Box Office Power Rankings: January 9-11, 2009

grantorino.jpgIn 2008, only one movie got a perfect score in the Box Office Power Rankings: Iron Man, twice in May.

In the second weekend of January, we already have our first perfect score of 2009: for Clint Eastwood’s Gran Torino.

At the outset, I will note that a perfect score says more about a movie’s circumstances than it does the movie itself. The Dark Knight was, by a hair, a better movie than Iron Man in critics’ eyes, yet it opened with WALL•E in theaters, thus blocking its chance at a 40 in our weekly contest.

Gran Torino joins the rarefied company of Iron Man and The Bourne Ultimatum with its Box Office Power Rankings perfection. (Our rankings were launched in mid-2007.) But it’s the lesser of the three. Eastwood’s movie has a combined Rotten Tomaotes/Metacritic score of 148, compared to Bourne’s 179 and Iron Man’s 171.

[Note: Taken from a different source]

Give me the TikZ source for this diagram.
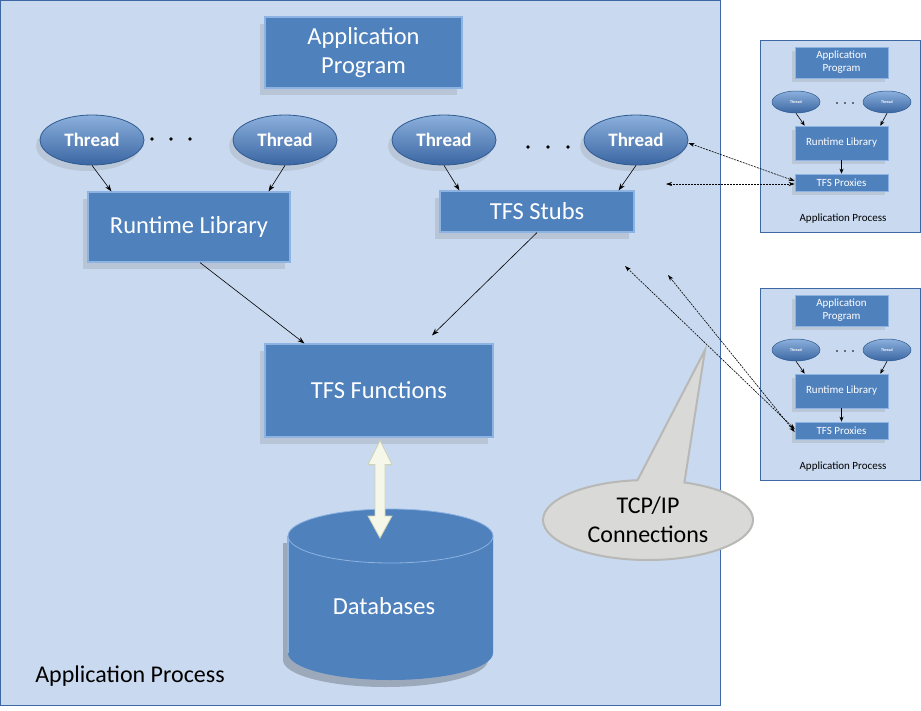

From that, we can see that Gran Torino benefited from relatively weak competition in the box-office top 10.

Box Office Power Rankings: January 9-11, 2009
Box Office Ranks Critics’ Ranks
Rank Movie Last Week Gross Per Theater Rotten Tomatoes Metacritic Total
1 Gran Torino 10 ($29.5M) 10 ($10.5K) 10 (76) 10 (72) 40
2 The Curious Case of Benjamin Button 1 6 ($9.2M) 5 ($3.1K) 9 (73) 9 (69) 29
3 Marley and Me 1 7 ($11.4M) 6 ($3.3K) 8 (59) 7 (53) 28
4 Valkyrie 4 4 ($6.6M) 3 ($2.3K) 7 (58) 8 (56) 22
5 The Unborn 8 ($19.8M) 9 ($8.4K) 2 (12) 2 (30) 21
5 Not Easily Broken 2 ($5.3M) 8 ($7.3K) 6 (42) 5 (43) 21
7 Bride Wars 9 ($21.1M) 7 ($6.5K) 2 (12) 1 (24) 19
8 Yes Man 6 3 ($6.0M) 2 ($2.0K) 6 (42) 6 (46) 17
9 Bedtime Stories 6 5 ($8.8M) 4 ($2.5K) 3 (23) 3 (33) 15
10 Seven Pounds 9 1 ($3.8M) 1 ($1.6K) 4 (27) 4 (36) 10

Methodology

Culture Snob’s Box Office Power Rankings balance box office and critical reception to create a better measure of a movie’s overall performance against its peers than gross receipts alone.

The weekly rankings cover the 10 top-grossing movies in the United States for the previous weekend. We assign equal weight to box office and critical opinion, with each having two components. The measures are: box-office gross, per-theater average, Rotten Tomatoes score, and Metacritic score.

Why those four? Box-office gross basically measures the number of people who saw a movie in a given weekend. Per-theater average corrects for blockbuster-wannabes that flood the market with prints, and gives limited-release movies a fighting chance. Rotten Tomatoes measures critical opinion in a binary way. And Metacritic gives a better sense of critics’ enthusiasm (or bile) for a movie.

For each of the four measures, the movies are ranked and assigned points (10 for the best performer, one for the worst). Finally, those points are added up, with a maximum score of 40 and a minimum score of four.